Desde o início de julho a FUP vem tentando negociar a “Pauta Brasil”, uma proposta de substituição do Plano de Negócios que traz como prioridade a defesa da Petrobras e do Pré-sal, acima inclusive das pautas econômicas e de caráter corporativo. A luta contra a privatização é também pelo aprofundamento do caráter público, ameaçado nos últimos anos pelo aumento do número de trabalhadores terceirizados: são cerca de 86 empregados diretos e 300 mil terceiros.

 

Como forma de pressionar a abertura da negociação, 13 sindicatos filiados à FUP mobilizaram a paralisações do trabalho por 24 horas, no dia 24 de julho. Ao todo 12 estados participaram, com envolvimento de funcionários próprios e de terceirizados da estatal e de subsidiárias. Mesmo após as paralisações e manifestações posteriores em algumas unidades, não houve qualquer abertura de diálogo por parte da diretoria da empresa. Como agravante, a Petrobras adotou, por vezes, práticas antissindicais para reprimir dirigentes dos sindicatos e trabalhadores da base.

 

Nossa greve

Se a tática da greve é a única saída para pressionar a negociação com a empresa, ela tem se mostrado também como ferramenta de formação e propaganda sobre a situação vivida pela Petrobras.

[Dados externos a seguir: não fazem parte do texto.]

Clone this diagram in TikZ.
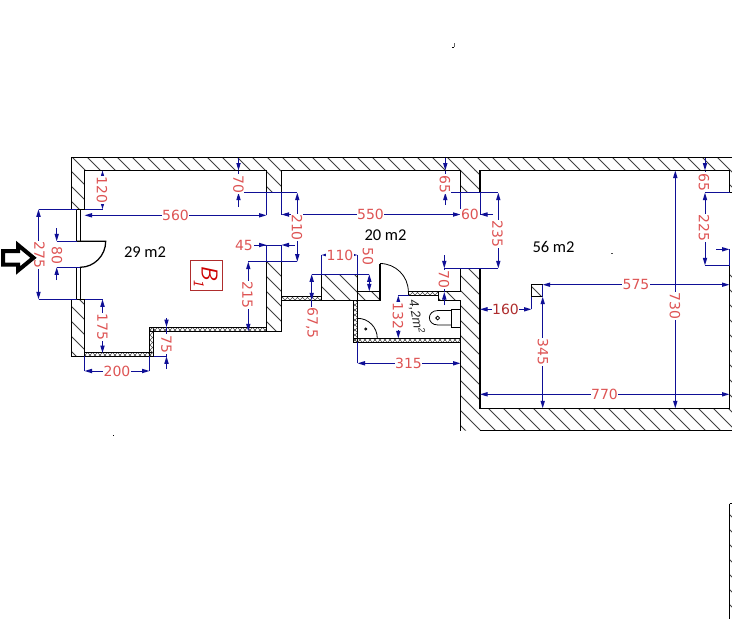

É neste momento que se fortalece a organização para além da categoria petroleira, com destaque para a contribuição do Movimento dos Trabalhadores Rurais Sem Terra (MST), por exemplo na construção conjunta da greve na Refinaria Presidente Getúlio Vargas (REPAR) e da Fábrica de Fertilizantes Nitrogenados (FAFEN-PR), localizadas em Araucária, Região Metropolitana de Curitiba/PR.

 

A tenda montada na principal estrada de acesso às duas empresas tem servido de plenária para formações e reuniões, diariamente, desde o primeiro dia de paralisação. Cerca de 200 acampados e assentados, de várias regiões do estado, vão sair dessa greve com a compreensão e a prática da luta geral, de interesse nacional, que também se articula à luta pela terra. Por ali também passaram militantes de movimentos de juventude, de sindicatos de outras categorias, de organizações políticas, professores e estudantes, principalmente nas marchas realizadas quase todas as manhãs.

 

Mas, nestas quase duas semanas de greve, os porquês envolvidos na mobilização têm tido pouca visibilidade nos meios de comunicação tradicionais, teimosos em enaltecer o prejuízo e o ponto de vista mercadológico, sem contexto ou memória. Seria ilusão esperar outra coisa. Por isso, furar a desinformação e propagandear a defesa da Petrobras estão na pauta do dia. Também em solidariedade à briga encampada pelos petroleiros, mas principalmente em defesa da soberania nacional, essa greve precisa ser nossa.

 

*Ednubia Ghisi é jornalista da equipe do Brasil de Fato Paraná, militante da Consulta Popular, da Frente Paranaense pelo Direito à Comunicação e Liberdade de Expressão (Frentex-PR) e diretora do Sindicato dos Jornalistas do Paraná (Sindijor).